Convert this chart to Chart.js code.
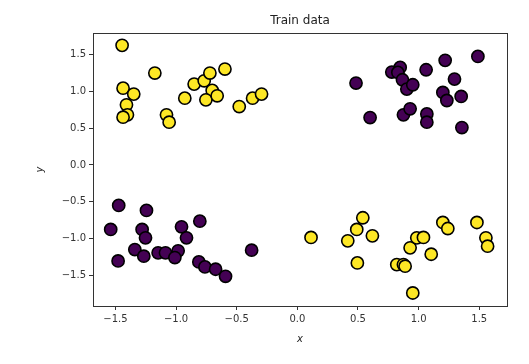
<!DOCTYPE html>
<html>
<head>
<meta charset="utf-8">
<script src="https://cdn.jsdelivr.net/npm/chart.js@4"></script>
<style>
  html, body { margin: 0; padding: 0; background: #fff; }
  #wrap { width: 529px; height: 364px; }
</style>
</head>
<body>
<div id="wrap"><canvas id="chart" width="529" height="364"></canvas></div>
<script>
// class 1 (yellow)
const yellowX = [-1.445, -1.437, -1.349, -1.409, -1.401, -1.437, -1.175, -1.079, -1.057, -0.928,
  -0.851, -0.768, -0.721, -0.597, -0.702, -0.754, -0.661, -0.479, -0.369, -0.295,
  0.113, 0.416, 0.490, 0.540, 0.619, 0.495, 0.820, 0.875, 0.889, 0.930,
  0.985, 1.040, 1.104, 0.952, 1.200, 1.241, 1.481, 1.555, 1.569];
const yellowY = [1.627, 1.045, 0.964, 0.818, 0.682, 0.650, 1.250, 0.682, 0.582, 0.909,
  1.100, 1.145, 1.250, 1.305, 1.014, 0.886, 0.941, 0.795, 0.909, 0.964,
  -0.986, -1.032, -0.877, -0.718, -0.964, -1.332, -1.355, -1.355, -1.377, -1.127,
  -0.991, -0.986, -1.214, -1.741, -0.782, -0.864, -0.782, -0.991, -1.105];

// class 0 (purple)
const purpleX = [0.484, 0.600, 0.779, 0.848, 0.829, 0.867, 0.903, 0.952, 0.875, 0.930,
  1.062, 1.068, 1.068, 1.219, 1.200, 1.233, 1.296, 1.351, 1.357, 1.489,
  -1.539, -1.473, -1.478, -1.340, -1.280, -1.252, -1.244, -1.266, -1.148, -1.087,
  -0.983, -1.010, -0.955, -0.914, -0.804, -0.812, -0.762, -0.674, -0.592, -0.377];
const purpleY = [1.114, 0.645, 1.264, 1.327, 1.259, 1.159, 1.032, 1.091, 0.682, 0.764,
  1.295, 0.695, 0.582, 1.423, 0.986, 0.877, 1.168, 0.932, 0.509, 1.477,
  -0.877, -0.550, -1.305, -1.150, -0.877, -0.991, -0.618, -1.241, -1.195, -1.195,
  -1.168, -1.259, -0.841, -0.991, -0.764, -1.318, -1.386, -1.418, -1.514, -1.159];

const xTicks = [-1.5, -1.0, -0.5, 0.0, 0.5, 1.0, 1.5];
const yTicks = [-1.5, -1.0, -0.5, 0.0, 0.5, 1.0, 1.5];

const titleText = "Train data";
const xLabel = "x";
const yLabel = "y";

function toPoints(xs, ys) {
  return xs.map((x, i) => ({ x: x, y: ys[i] }));
}

function fmt(v) {
  return v.toFixed(1).replace("-", "\u2212");
}

// frame + title + axis labels, like matplotlib
const decorations = {
  id: "decorations",
  afterDraw(chart) {
    const ctx = chart.ctx;
    const a = chart.chartArea;
    ctx.save();
    ctx.strokeStyle = "#333";
    ctx.lineWidth = 1;
    ctx.strokeRect(Math.round(a.left) + 0.5, Math.round(a.top) + 0.5,
      Math.round(a.right - a.left), Math.round(a.bottom - a.top));
    ctx.fillStyle = "#222";
    ctx.textAlign = "center";
    ctx.textBaseline = "middle";
    ctx.font = "12px 'DejaVu Sans'";
    ctx.fillText(titleText, (a.left + a.right) / 2, 21);
    ctx.font = "italic 10px 'DejaVu Sans'";
    ctx.fillText(xLabel, (a.left + a.right) / 2, 339);
    ctx.translate(40, (a.top + a.bottom) / 2);
    ctx.rotate(-Math.PI / 2);
    ctx.fillText(yLabel, 0, 0);
    ctx.restore();
  }
};

const tickFont = { family: "'DejaVu Sans'", size: 10 };

new Chart(document.getElementById("chart"), {
  type: "scatter",
  data: {
    datasets: [
      {
        data: toPoints(purpleX, purpleY),
        backgroundColor: "#440154",
        borderColor: "#000",
        borderWidth: 1.6,
        pointRadius: 6.1,
        pointHoverRadius: 6.1
      },
      {
        data: toPoints(yellowX, yellowY),
        backgroundColor: "#fde725",
        borderColor: "#000",
        borderWidth: 1.6,
        pointRadius: 6.1,
        pointHoverRadius: 6.1
      }
    ]
  },
  options: {
    responsive: false,
    animation: false,
    events: [],
    layout: { padding: { left: 0, top: 33, right: 22, bottom: 0 } },
    plugins: { legend: { display: false }, tooltip: { enabled: false }, title: { display: false } },
    scales: {
      x: {
        type: "linear",
        min: -1.685,
        max: 1.729,
        afterBuildTicks: (s) => { s.ticks = xTicks.map(v => ({ value: v })); },
        afterFit: (s) => { s.height = 58; },
        ticks: { callback: (v) => fmt(v), color: "#333", font: tickFont, padding: 3, maxRotation: 0 },
        grid: { drawOnChartArea: false, drawTicks: true, tickLength: 4, color: "#333" },
        border: { display: false }
      },
      y: {
        type: "linear",
        min: -1.918,
        max: 1.795,
        afterBuildTicks: (s) => { s.ticks = yTicks.map(v => ({ value: v })); },
        afterFit: (s) => { s.width = 93; },
        ticks: { callback: (v) => fmt(v), color: "#333", font: tickFont, padding: 3 },
        grid: { drawOnChartArea: false, drawTicks: true, tickLength: 4, color: "#333" },
        border: { display: false }
      }
    }
  },
  plugins: [decorations]
});
</script>
</body>
</html>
:::
Problem to solve
Every line is to be duplicated exactly, though pictures stay out.

Output below
Convert this chart to Chart.js code.
<!DOCTYPE html>
<html>
<head>
<meta charset="utf-8">
<script src="https://cdn.jsdelivr.net/npm/chart.js@4"></script>
<style>
  html, body { margin: 0; padding: 0; background: #fff; }
  #wrap { width: 529px; height: 364px; }
</style>
</head>
<body>
<div id="wrap"><canvas id="chart" width="529" height="364"></canvas></div>
<script>
// class 1 (yellow)
const yellowX = [-1.445, -1.437, -1.349, -1.409, -1.401, -1.437, -1.175, -1.079, -1.057, -0.928,
  -0.851, -0.768, -0.721, -0.597, -0.702, -0.754, -0.661, -0.479, -0.369, -0.295,
  0.113, 0.416, 0.490, 0.540, 0.619, 0.495, 0.820, 0.875, 0.889, 0.930,
  0.985, 1.040, 1.104, 0.952, 1.200, 1.241, 1.481, 1.555, 1.569];
const yellowY = [1.627, 1.045, 0.964, 0.818, 0.682, 0.650, 1.250, 0.682, 0.582, 0.909,
  1.100, 1.145, 1.250, 1.305, 1.014, 0.886, 0.941, 0.795, 0.909, 0.964,
  -0.986, -1.032, -0.877, -0.718, -0.964, -1.332, -1.355, -1.355, -1.377, -1.127,
  -0.991, -0.986, -1.214, -1.741, -0.782, -0.864, -0.782, -0.991, -1.105];

// class 0 (purple)
const purpleX = [0.484, 0.600, 0.779, 0.848, 0.829, 0.867, 0.903, 0.952, 0.875, 0.930,
  1.062, 1.068, 1.068, 1.219, 1.200, 1.233, 1.296, 1.351, 1.357, 1.489,
  -1.539, -1.473, -1.478, -1.340, -1.280, -1.252, -1.244, -1.266, -1.148, -1.087,
  -0.983, -1.010, -0.955, -0.914, -0.804, -0.812, -0.762, -0.674, -0.592, -0.377];
const purpleY = [1.114, 0.645, 1.264, 1.327, 1.259, 1.159, 1.032, 1.091, 0.682, 0.764,
  1.295, 0.695, 0.582, 1.423, 0.986, 0.877, 1.168, 0.932, 0.509, 1.477,
  -0.877, -0.550, -1.305, -1.150, -0.877, -0.991, -0.618, -1.241, -1.195, -1.195,
  -1.168, -1.259, -0.841, -0.991, -0.764, -1.318, -1.386, -1.418, -1.514, -1.159];

const xTicks = [-1.5, -1.0, -0.5, 0.0, 0.5, 1.0, 1.5];
const yTicks = [-1.5, -1.0, -0.5, 0.0, 0.5, 1.0, 1.5];

const titleText = "Train data";
const xLabel = "x";
const yLabel = "y";

function toPoints(xs, ys) {
  return xs.map((x, i) => ({ x: x, y: ys[i] }));
}

function fmt(v) {
  return v.toFixed(1).replace("-", "\u2212");
}

// frame + title + axis labels, like matplotlib
const decorations = {
  id: "decorations",
  afterDraw(chart) {
    const ctx = chart.ctx;
    const a = chart.chartArea;
    ctx.save();
    ctx.strokeStyle = "#333";
    ctx.lineWidth = 1;
    ctx.strokeRect(Math.round(a.left) + 0.5, Math.round(a.top) + 0.5,
      Math.round(a.right - a.left), Math.round(a.bottom - a.top));
    ctx.fillStyle = "#222";
    ctx.textAlign = "center";
    ctx.textBaseline = "middle";
    ctx.font = "12px 'DejaVu Sans'";
    ctx.fillText(titleText, (a.left + a.right) / 2, 21);
    ctx.font = "italic 10px 'DejaVu Sans'";
    ctx.fillText(xLabel, (a.left + a.right) / 2, 339);
    ctx.translate(40, (a.top + a.bottom) / 2);
    ctx.rotate(-Math.PI / 2);
    ctx.fillText(yLabel, 0, 0);
    ctx.restore();
  }
};

const tickFont = { family: "'DejaVu Sans'", size: 10 };

new Chart(document.getElementById("chart"), {
  type: "scatter",
  data: {
    datasets: [
      {
        data: toPoints(purpleX, purpleY),
        backgroundColor: "#440154",
        borderColor: "#000",
        borderWidth: 1.6,
        pointRadius: 6.1,
        pointHoverRadius: 6.1
      },
      {
        data: toPoints(yellowX, yellowY),
        backgroundColor: "#fde725",
        borderColor: "#000",
        borderWidth: 1.6,
        pointRadius: 6.1,
        pointHoverRadius: 6.1
      }
    ]
  },
  options: {
    responsive: false,
    animation: false,
    events: [],
    layout: { padding: { left: 0, top: 33, right: 22, bottom: 0 } },
    plugins: { legend: { display: false }, tooltip: { enabled: false }, title: { display: false } },
    scales: {
      x: {
        type: "linear",
        min: -1.685,
        max: 1.729,
        afterBuildTicks: (s) => { s.ticks = xTicks.map(v => ({ value: v })); },
        afterFit: (s) => { s.height = 58; },
        ticks: { callback: (v) => fmt(v), color: "#333", font: tickFont, padding: 3, maxRotation: 0 },
        grid: { drawOnChartArea: false, drawTicks: true, tickLength: 4, color: "#333" },
        border: { display: false }
      },
      y: {
        type: "linear",
        min: -1.918,
        max: 1.795,
        afterBuildTicks: (s) => { s.ticks = yTicks.map(v => ({ value: v })); },
        afterFit: (s) => { s.width = 93; },
        ticks: { callback: (v) => fmt(v), color: "#333", font: tickFont, padding: 3 },
        grid: { drawOnChartArea: false, drawTicks: true, tickLength: 4, color: "#333" },
        border: { display: false }
      }
    }
  },
  plugins: [decorations]
});
</script>
</body>
</html>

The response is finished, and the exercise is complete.